The social control is kept by threats of torture and death and in particular a 'wall' of executions to keep everyone in check, this wall hanging the most wicked on hooks for all to see as a warning; from adulterers to abortionists, the order is kept by fear. Although published in 1985, sadly around the world this still rings true, most notably in Afghanistan today with the Taliban regime. Bizarrely the handmaids have a dark curiosity to walk past this wall, almost as if it reinforces their 'choice', if choice is the right word when your only other choice is death.

Paradoxically the Republic of Gillead seems a woman's world if run by men; although kept in their various places, subdivided by rank according to whether they are wives, breeders, servants or whores; they are invaluable in the domestic ethos in right wing oppressive theocracy. Even the Commanders seem to have little to contribute in their own household; Serena Joy, the wife, seems to have the authority over a weak man who starts an affair with his handmaid by wanting her to play scrabble. In a world where books are banned, word games are considered wicked. The commander is a pathetic character, lonely with a hidden stash of gems from the old world to give as gifts to his handmaid, a fashion magazine, some handcream. Anything to make Offred's life easier, ironically as if caught out, she would be put to death and mostly borne out of his guilt at the suicide of a former handmaid.

There are echoes of various biblical stories of reproductive jealousy in that the fertile women are forced to be handmaids, basically surrogate mothers in a monthly ritualised rape as the handmaid lies on the commander's wife to be fertilised.

"The commander is fucking. What he is fucking is the lower part of my body. I do not say making love, because this is not what he's doing. Copulating too is inaccurate, because it would imply two people and only one is involved. Nor does rape cover it: nothing is going on here that I haven't signed up for. There wasn't a lot of choice but there was some, and this is what I chose"

Obviously when your only other choice is death, this is questionable.

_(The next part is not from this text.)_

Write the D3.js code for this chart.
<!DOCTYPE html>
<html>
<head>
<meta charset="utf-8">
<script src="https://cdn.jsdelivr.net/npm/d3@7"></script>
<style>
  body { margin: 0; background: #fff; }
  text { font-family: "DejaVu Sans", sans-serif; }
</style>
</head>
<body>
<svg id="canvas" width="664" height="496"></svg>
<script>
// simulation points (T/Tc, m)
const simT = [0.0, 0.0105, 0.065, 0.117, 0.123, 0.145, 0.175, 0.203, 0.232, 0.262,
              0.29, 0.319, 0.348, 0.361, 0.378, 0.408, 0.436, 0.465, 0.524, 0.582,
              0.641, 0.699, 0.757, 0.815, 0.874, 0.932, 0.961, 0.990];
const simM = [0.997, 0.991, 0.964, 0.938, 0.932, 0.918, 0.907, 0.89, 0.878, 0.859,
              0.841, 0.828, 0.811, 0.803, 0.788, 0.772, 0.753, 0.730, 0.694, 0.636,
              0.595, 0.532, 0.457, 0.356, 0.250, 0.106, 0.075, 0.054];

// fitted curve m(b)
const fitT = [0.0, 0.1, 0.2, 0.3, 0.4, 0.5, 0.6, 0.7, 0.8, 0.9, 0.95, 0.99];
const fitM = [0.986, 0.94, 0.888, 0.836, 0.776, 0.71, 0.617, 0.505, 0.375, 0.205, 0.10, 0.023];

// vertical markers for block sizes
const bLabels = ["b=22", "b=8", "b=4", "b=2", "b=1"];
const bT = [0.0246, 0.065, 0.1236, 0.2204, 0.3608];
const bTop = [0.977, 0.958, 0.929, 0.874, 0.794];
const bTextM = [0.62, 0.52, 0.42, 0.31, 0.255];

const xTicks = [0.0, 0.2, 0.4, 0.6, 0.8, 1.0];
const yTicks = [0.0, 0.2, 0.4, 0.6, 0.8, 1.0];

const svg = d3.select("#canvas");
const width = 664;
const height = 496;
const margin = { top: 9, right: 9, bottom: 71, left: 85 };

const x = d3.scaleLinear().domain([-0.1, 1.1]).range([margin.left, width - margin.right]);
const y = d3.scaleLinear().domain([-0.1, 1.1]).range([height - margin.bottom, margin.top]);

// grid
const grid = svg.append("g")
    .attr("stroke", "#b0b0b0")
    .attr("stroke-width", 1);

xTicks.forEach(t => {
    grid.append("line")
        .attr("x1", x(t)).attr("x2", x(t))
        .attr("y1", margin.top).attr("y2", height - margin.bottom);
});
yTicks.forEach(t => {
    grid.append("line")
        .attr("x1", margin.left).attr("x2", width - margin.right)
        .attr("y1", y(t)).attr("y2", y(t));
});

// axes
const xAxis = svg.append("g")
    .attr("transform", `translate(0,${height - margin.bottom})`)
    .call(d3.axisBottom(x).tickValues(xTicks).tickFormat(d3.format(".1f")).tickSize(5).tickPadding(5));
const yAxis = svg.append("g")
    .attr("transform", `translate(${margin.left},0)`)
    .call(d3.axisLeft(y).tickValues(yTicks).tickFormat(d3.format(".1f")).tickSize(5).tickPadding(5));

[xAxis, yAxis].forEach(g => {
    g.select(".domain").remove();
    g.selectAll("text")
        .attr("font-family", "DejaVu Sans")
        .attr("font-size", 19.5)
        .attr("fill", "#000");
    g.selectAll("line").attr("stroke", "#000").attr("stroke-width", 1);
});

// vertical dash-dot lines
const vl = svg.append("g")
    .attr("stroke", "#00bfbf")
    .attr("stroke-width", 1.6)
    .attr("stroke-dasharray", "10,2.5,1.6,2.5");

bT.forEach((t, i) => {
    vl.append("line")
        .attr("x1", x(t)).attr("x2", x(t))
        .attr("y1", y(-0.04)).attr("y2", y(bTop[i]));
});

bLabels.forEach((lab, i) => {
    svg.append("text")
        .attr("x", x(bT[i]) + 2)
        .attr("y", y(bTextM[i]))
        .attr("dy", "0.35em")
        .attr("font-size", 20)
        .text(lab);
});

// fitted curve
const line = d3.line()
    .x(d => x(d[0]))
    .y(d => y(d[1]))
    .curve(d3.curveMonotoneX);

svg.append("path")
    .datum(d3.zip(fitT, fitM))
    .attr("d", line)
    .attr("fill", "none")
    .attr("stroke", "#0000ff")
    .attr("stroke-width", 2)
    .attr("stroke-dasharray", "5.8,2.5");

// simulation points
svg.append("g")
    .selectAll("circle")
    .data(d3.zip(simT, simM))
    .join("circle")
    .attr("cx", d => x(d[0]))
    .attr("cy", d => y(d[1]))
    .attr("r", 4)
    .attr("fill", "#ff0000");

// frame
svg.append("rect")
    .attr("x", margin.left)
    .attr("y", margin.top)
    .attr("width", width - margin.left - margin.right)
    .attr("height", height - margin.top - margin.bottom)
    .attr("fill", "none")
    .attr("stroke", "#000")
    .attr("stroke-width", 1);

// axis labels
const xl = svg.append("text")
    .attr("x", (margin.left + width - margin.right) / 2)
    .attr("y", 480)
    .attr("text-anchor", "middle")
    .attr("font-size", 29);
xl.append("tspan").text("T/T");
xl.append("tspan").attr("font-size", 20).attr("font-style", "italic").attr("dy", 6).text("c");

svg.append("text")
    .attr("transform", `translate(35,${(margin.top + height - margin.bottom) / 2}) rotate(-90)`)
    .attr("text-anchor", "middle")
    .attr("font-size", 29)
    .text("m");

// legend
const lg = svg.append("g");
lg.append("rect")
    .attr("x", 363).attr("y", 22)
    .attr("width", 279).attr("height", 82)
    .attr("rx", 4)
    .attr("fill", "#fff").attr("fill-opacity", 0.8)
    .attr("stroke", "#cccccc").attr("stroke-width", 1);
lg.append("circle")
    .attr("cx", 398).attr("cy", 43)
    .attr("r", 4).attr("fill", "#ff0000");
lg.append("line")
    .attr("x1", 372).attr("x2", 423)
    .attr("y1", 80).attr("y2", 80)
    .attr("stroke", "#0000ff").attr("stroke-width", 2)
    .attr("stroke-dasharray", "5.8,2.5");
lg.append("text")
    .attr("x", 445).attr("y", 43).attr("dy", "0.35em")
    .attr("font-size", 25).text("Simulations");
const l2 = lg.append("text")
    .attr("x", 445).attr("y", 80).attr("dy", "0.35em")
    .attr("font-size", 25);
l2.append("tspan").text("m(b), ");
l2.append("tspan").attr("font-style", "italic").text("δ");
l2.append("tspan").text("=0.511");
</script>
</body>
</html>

The old times are not portrayed as favourable for women even after thirty years of feminism in pre Gilleadian times, mostly represented by the flashbacks of Offred's radical mother, equality was never really achieved and this is the backlash.

Harrowing descriptions of women being punished for trying to escape and one that stood out for me, very early on in the book was the punishment of a woman who had aborted after a gang rape at 14 years old. The cautionary message seems to be that female emancipation is a new and fragile thing and could easily be taken.

The ending? Well read it and see what you think?